Her good grades got her into Williams College in Massachusetts, where she was “one of maybe five to 10 Hispanics on the whole campus.”
At graduation time, she wrote to the Page One editor at the Wall Street Journal, whose name appeared on a contact list for career advice. During a year abroad in Europe, Nazario had free-lanced for El País in Spain, and she had later started an alternative newspaper on campus. In high school, she had also managed to attend two journalism training programs sponsored by Dow Jones, the Journal’s parent company.
Within two weeks, she was hired as a news assistant in New York. She was soon transferred to the Atlanta bureau, where she catapulted her second assignment—a report on Miami a year after race rioting in Liberty City—into a front-page story and a job offer as a staff writer.
She had accomplished a major feat, but still she had to think about it. She tried explaining to her editor that her dream was to become a foreign correspondent and write about Latin America.

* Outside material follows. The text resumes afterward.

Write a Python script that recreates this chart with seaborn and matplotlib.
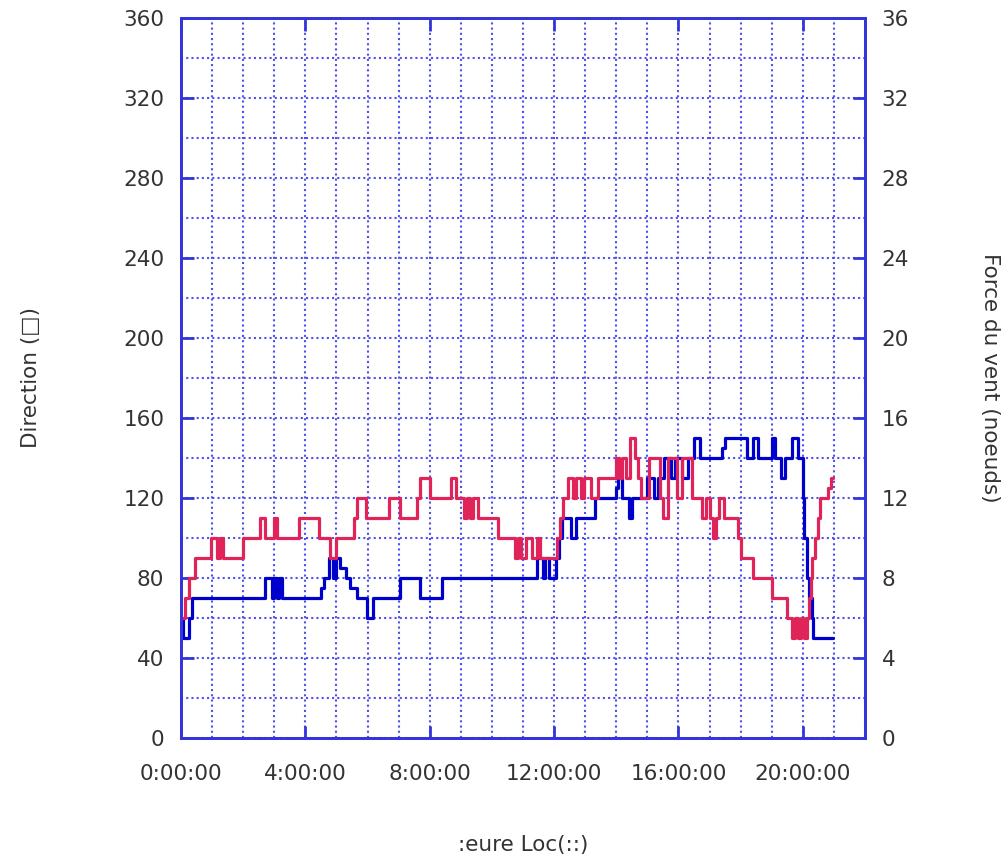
import numpy as np
import pandas as pd
import matplotlib
matplotlib.use("Agg")
import matplotlib.pyplot as plt
from matplotlib.ticker import MultipleLocator, FixedLocator
import seaborn as sns

# ---- data (hours, value) ----
dir_hours = [0.00, 0.05, 0.25, 0.35, 2.70, 2.92, 2.98, 3.10, 3.16, 3.25, 4.50, 4.60, 4.75,
             4.90, 4.98, 5.10, 5.30, 5.45, 5.65, 5.98, 6.17, 7.04, 7.70, 8.40, 11.45, 11.65,
             11.70, 11.85, 12.05, 12.15, 12.25, 12.40, 12.55, 12.70, 13.30, 14.00, 14.05,
             14.20, 14.40, 14.50, 15.00, 15.20, 15.35, 15.55, 15.75, 15.90, 16.10, 16.30,
             16.50, 16.70, 17.40, 17.50, 18.20, 18.40, 18.55, 19.00, 19.12, 19.30, 19.42,
             19.65, 19.85, 20.00, 20.05, 20.12, 20.20, 20.28, 20.33, 20.96]
dir_values = [60, 50, 60, 70, 80, 70, 80, 70, 80, 70, 75, 80, 90,
              80, 90, 85, 80, 75, 70, 60, 70, 80, 70, 80, 90, 80,
              90, 80, 90, 100, 110, 110, 100, 110, 120, 125, 130,
              120, 110, 120, 130, 120, 130, 140, 130, 140, 130, 140,
              150, 140, 145, 150, 140, 150, 140, 150, 140, 130, 140,
              150, 140, 120, 100, 80, 70, 60, 50, 50]

wind_hours = [0.00, 0.12, 0.25, 0.45, 0.95, 1.15, 1.25, 1.35, 2.00, 2.55, 2.70, 2.98, 3.10,
              3.80, 4.45, 4.80, 5.00, 5.55, 5.65, 5.95, 6.70, 7.05, 7.60, 7.70, 8.00, 8.70,
              8.85, 9.10, 9.20, 9.30, 9.40, 9.55, 10.20, 10.75, 10.85, 10.95, 11.10, 11.30,
              11.45, 11.55, 12.10, 12.20, 12.30, 12.45, 12.60, 12.70, 12.85, 12.95, 13.20,
              13.40, 14.00, 14.10, 14.20, 14.30, 14.45, 14.60, 14.70, 14.80, 15.05, 15.40,
              15.50, 15.65, 15.95, 16.10, 16.45, 16.60, 16.75, 16.90, 17.00, 17.10, 17.20,
              17.30, 17.45, 17.90, 18.00, 18.40, 19.00, 19.50, 19.65, 19.75, 19.85, 19.95,
              20.05, 20.15, 20.20, 20.25, 20.30, 20.40, 20.50, 20.55, 20.80, 20.90, 20.96]
wind_values = [6, 7, 8, 9, 10, 9, 10, 9, 10, 11, 10, 11, 10,
               11, 10, 9, 10, 11, 12, 11, 12, 11, 12, 13, 12, 13,
               12, 11, 12, 11, 12, 11, 10, 9, 10, 9, 10, 9,
               10, 9, 10, 11, 12, 13, 12, 13, 12, 13, 12,
               13, 14, 13, 14, 13, 15, 14, 13, 12, 14, 12,
               11, 14, 12, 14, 12, 12, 11, 12, 11, 10, 11,
               12, 11, 10, 9, 8, 7, 6, 5, 6, 5, 6,
               5, 6, 7, 8, 9, 10, 11, 12, 12.5, 13, 13]

x_tick_hours = [0, 4, 8, 12, 16, 20]
x_tick_labels = ["0:00:00", "4:00:00", "8:00:00", "12:00:00", "16:00:00", "20:00:00"]

dir_df = pd.DataFrame({"h": dir_hours, "v": dir_values})
wind_df = pd.DataFrame({"h": wind_hours, "v": wind_values})

sns.set_style("white")
plt.rcParams["font.family"] = ["DejaVu Sans"]

W, H = 1005, 863
fig = plt.figure(figsize=(W / 100, H / 100), dpi=100)
ax = fig.add_axes([181 / W, 1 - 738 / H, (865 - 181) / W, (738 - 18) / H])
ax2 = ax.twinx()

spine_c = "#3434dc"
grid_c = "#5050ee"
text_c = "#333333"
blue = "#0000cc"
red = "#e0245a"

sns.lineplot(data=dir_df, x="h", y="v", ax=ax, color=blue, linewidth=2.3,
             drawstyle="steps-post", estimator=None, sort=False)
sns.lineplot(data=wind_df, x="h", y="v", ax=ax2, color=red, linewidth=2.3,
             drawstyle="steps-post", estimator=None, sort=False)

ax.set_xlim(0, 22)
ax.set_ylim(0, 360)
ax2.set_ylim(0, 36)

ax.xaxis.set_major_locator(FixedLocator(x_tick_hours))
ax.set_xticklabels(x_tick_labels)
ax.xaxis.set_minor_locator(MultipleLocator(1))
ax.yaxis.set_major_locator(MultipleLocator(40))
ax.yaxis.set_minor_locator(MultipleLocator(20))
ax2.yaxis.set_major_locator(MultipleLocator(4))

ax.grid(True, which="both", color=grid_c, linestyle=(0, (1, 1.5)), linewidth=1.5)
ax2.grid(False)

fs = 15.5
ax.tick_params(axis="both", which="major", direction="in", length=9, width=2,
               color=spine_c, labelcolor=text_c, labelsize=fs)
ax.tick_params(axis="x", which="major", top=True, bottom=True, pad=19)
ax.tick_params(axis="y", which="major", left=True, right=False, pad=12)
ax.tick_params(which="minor", length=0)
ax2.tick_params(axis="y", which="major", direction="in", length=9, width=2,
                color=spine_c, labelcolor=text_c, labelsize=fs, pad=12)

for a in (ax, ax2):
    for s in a.spines.values():
        s.set_color(spine_c)
        s.set_linewidth(2)

ax.set_xlabel(":eure Loc(::)", fontsize=fs, color=text_c)
ax.xaxis.set_label_coords(0.5, -0.135)
ax.set_ylabel("Direction (\u25a1)", fontsize=fs, color=text_c)
ax.yaxis.set_label_coords(-0.205, 0.5)
ax2.set_ylabel("Force du vent (noeuds)", fontsize=fs, color=text_c, rotation=270,
               va="center")
ax2.yaxis.set_label_coords(1.183, 0.5)

fig.savefig("out.png", dpi=100)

“So I thought about it for four or five days, and I explained to him that I would be covering the South and that this was not my mission in life. He would just look at me and want to die,” she says.
Nazario accepted the job and began her trademark in-depth social reporting, such as a story about why Puerto Ricans were not “getting ahead” in the United States, told through the experience of one family. She later moved to the Miami bureau and worked as the backup Latin America correspondent, reporting frequently from Central and South America.

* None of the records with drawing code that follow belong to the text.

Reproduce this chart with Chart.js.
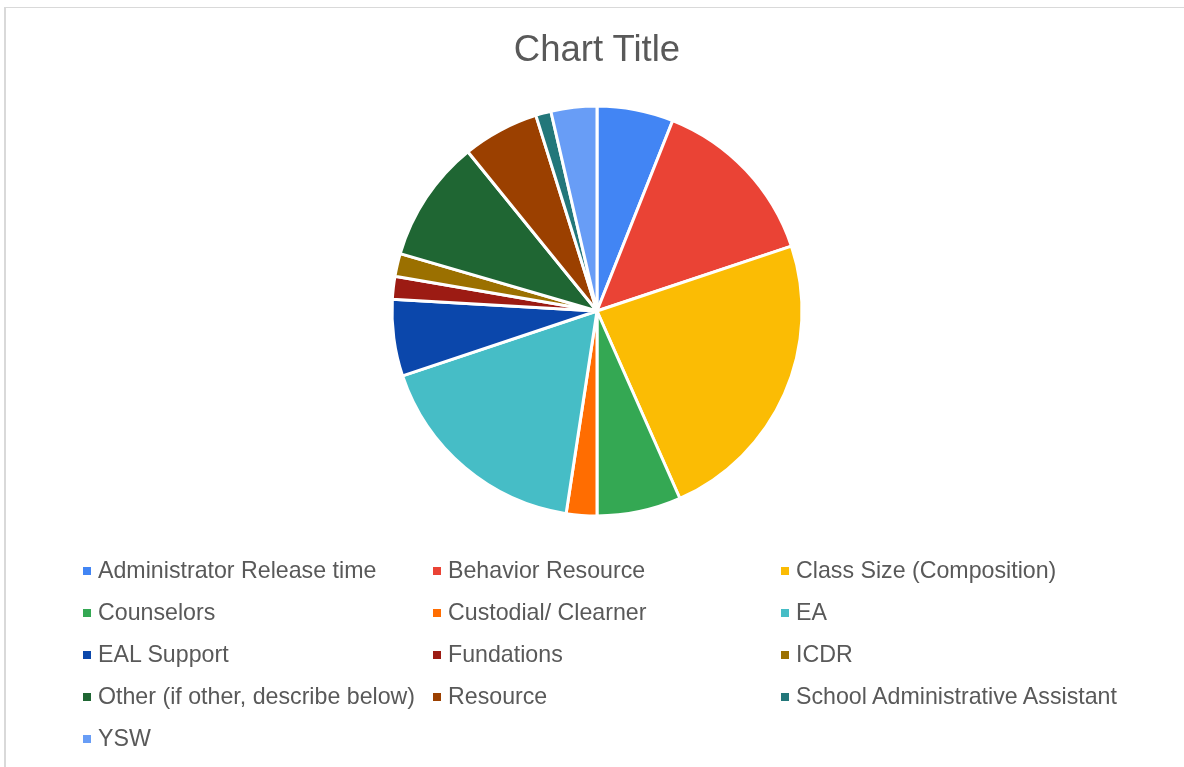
<!DOCTYPE html>
<html>
<head>
<meta charset="utf-8">
<script src="https://cdn.jsdelivr.net/npm/chart.js@4.4.0/dist/chart.umd.min.js"></script>
<style>
  html, body { margin: 0; padding: 0; background: #ffffff; }
  #wrap { position: relative; width: 1184px; height: 767px; overflow: hidden; background: #fff;
          font-family: "Liberation Sans", Arial, sans-serif; color: #595959; }
  #frameTop { position: absolute; left: 4px; top: 7px; width: 1180px; height: 1px; background: #d9d9d9; }
  #frameLeft { position: absolute; left: 4px; top: 7px; width: 2px; height: 760px; background: #d9d9d9; }
  #c { position: absolute; left: 0; top: 0; }
  #title { position: absolute; left: 0; width: 1194px; top: 31px; text-align: center;
           font-size: 36.5px; line-height: 36px; white-space: nowrap; }
  .lg { position: absolute; font-size: 23.2px; line-height: 23px; white-space: nowrap; }
  .mk { position: absolute; width: 8px; height: 8px; }
</style>
</head>
<body>
<div id="wrap">
  <div id="frameTop"></div>
  <div id="frameLeft"></div>
  <canvas id="c" width="1184" height="767"></canvas>
  <div id="title">Chart Title</div>
</div>
<script>
const categories = [
  "Administrator Release time",
  "Behavior Resource",
  "Class Size (Composition)",
  "Counselors",
  "Custodial/ Clearner",
  "EA",
  "EAL Support",
  "Fundations",
  "ICDR",
  "Other (if other, describe below)",
  "Resource",
  "School Administrative Assistant",
  "YSW"
];
const counts = [10, 23, 39, 11, 4, 29, 10, 3, 3, 16, 10, 2, 6];
const colors = [
  "#4285f4", "#ea4335", "#fbbc04", "#34a853", "#ff6d01", "#46bdc6",
  "#0b47ab", "#9c1b13", "#9b7000", "#1f6633", "#9b4000", "#23777a", "#689df6"
];

const canvas = document.getElementById('c');
new Chart(canvas, {
  type: 'pie',
  data: {
    labels: categories,
    datasets: [{
      data: counts,
      backgroundColor: colors,
      borderColor: '#ffffff',
      borderWidth: 3
    }]
  },
  options: {
    responsive: false,
    animation: false,
    radius: 205,
    layout: { padding: { left: 10, right: 0, top: 0, bottom: 145 } },
    plugins: {
      legend: { display: false },
      title: { display: false },
      tooltip: { enabled: false }
    }
  }
});

// HTML legend built from the same arrays (3 columns)
const wrap = document.getElementById('wrap');
const colMarkerX = [83, 433, 781];
const rowTop0 = 559, rowStep = 42.1;
categories.forEach((name, i) => {
  const col = i % 3, row = Math.floor(i / 3);
  const top = rowTop0 + row * rowStep;
  const mk = document.createElement('div');
  mk.className = 'mk';
  mk.style.background = colors[i];
  mk.style.left = colMarkerX[col] + 'px';
  mk.style.top = (top + 7.5) + 'px';
  wrap.appendChild(mk);
  const t = document.createElement('div');
  t.className = 'lg';
  t.textContent = name;
  t.style.left = (colMarkerX[col] + 15) + 'px';
  t.style.top = top + 'px';
  wrap.appendChild(t);
});
</script>
</body>
</html>
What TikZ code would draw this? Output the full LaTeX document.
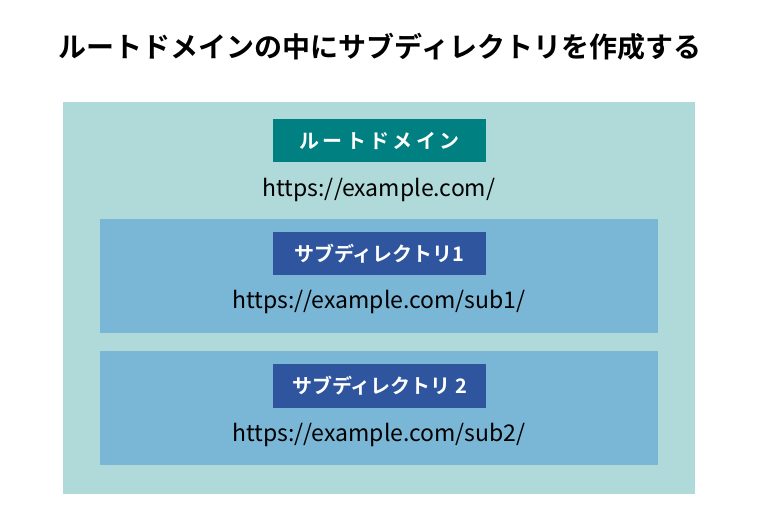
\documentclass[tikz,border=0pt]{standalone}
\usepackage{fontspec}
\setmainfont{Noto Sans CJK JP}
\newfontfamily\boldjp{Noto Sans CJK JP Bold}
\usepackage{xcolor}
\usepackage{tikz}
\usetikzlibrary{positioning}
\definecolor{rootbg}{RGB}{176,218,218}
\definecolor{rootlbl}{RGB}{0,128,128}
\definecolor{subbg}{RGB}{122,182,214}
\definecolor{sublbl}{RGB}{46,85,158}
\tikzset{
  outerbox/.style={fill=rootbg, draw=none, minimum width=632pt, minimum height=391pt, inner sep=0pt},
  subbox/.style={fill=subbg, draw=none, minimum width=558pt, minimum height=114pt, inner sep=0pt},
  lblbox/.style={draw=none, text=white, font=\boldjp\fontsize{20}{20}\selectfont, minimum width=213pt, minimum height=43pt, inner sep=0pt},
  url/.style={font=\fontsize{23}{23}\selectfont, inner sep=0pt}
}
\begin{document}
\begin{tikzpicture}[x=1pt,y=-1pt]
    \useasboundingbox (0,0) rectangle (760,526);
    \node[font=\boldjp\fontsize{28}{28}\selectfont, inner sep=0pt] (title) at (380,47) {ルートドメインの中にサブディレクトリを作成する};
    \node[outerbox] (root) at (379,298) {};
    \node[lblbox, fill=rootlbl] (rootlabel) at (379.5,140.5) {ル\,ー\,ト\,ド\,メ\,イ\,ン};
    \node[url] (rooturl) at (379,190) {https://example.com/};
    \node[subbox] (subA) at (379,276) {};
    \node[lblbox, fill=sublbl] (subAlabel) at (379.5,254) {サブディレクトリ1};
    \node[url] (subAurl) at (379,302) {https://example.com/sub1/};
    \node[subbox] (subB) at (379,408) {};
    \node[lblbox, fill=sublbl] (subBlabel) at (379.5,386) {サブディレクトリ 2};
    \node[url] (subBurl) at (379,435) {https://example.com/sub2/};
\end{tikzpicture}
\end{document}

By 26, she was exhausted. She decided to go to graduate school and earn a master’s of Latin American studies from the University of California, Berkeley. With the change of scenery came new insight. She wasn’t enamored of the foreign correspondent’s life and the people she had seen “who raced from one war to the next.”
“ So I just decided that there was plenty of misery to write about in this country,” she says.
Rick Meyer, Nazario’s story editor at the Los Angeles Times, says she has an eye for detail and a tenacity that won’t quit. “She really goes after sources, finds them and searches them out no matter what it takes. She really sticks with something.”
Nazario took readers on a journey, Meyer says, and they stuck with the story because “it’s a real narrative, in the sense that you don’t know what will be the outcome.” It took Enrique eight attempts before he finally made it to the United States.
Harry Pachón, president of the Tomás Rivera Policy Institute, a Hispanic think tank at the University of Southern California, says Nazario deserves the title of “trendsetter” for her reporting.
“I think Sonia avoids the Pollyanna issues and gives us the full human dimension of immigration and the Latino community,” Pachón says. “So many people adopt a politically correct attitude. It’s a kind of group mentality that is not good for the community.”
Nazario has received this praise before. Her reporting at the Times has focused attention on the suffering of children. Her series on the children of drug-addicted parents was a Pulitzer Prize finalist in 1998. Her series on hunger among schoolchildren in California won a 1994 George Polk Award for local reporting—and led to an increase in the number of federally funded school breakfasts issued at public schools in the state.
Readers had an “overwhelming” response to “Enrique’s story,” which in addition to the Pulitzer, won more than a dozen national awards, including the Grand Prize of the Robert F. Kennedy Journalism Award and National Association of Hispanic Journalists’ Guillermo Martínez-Márquez Award.
She believes Enrique, who left behind a girlfriend and a baby daughter to make his northern migration, has also benefited from the story. HBO has paid him for the rights to his story, which he is using to help support his family. And he is contemplating a return trip home—for good.
“I think he likes the idea of his story being told,” Nazario says.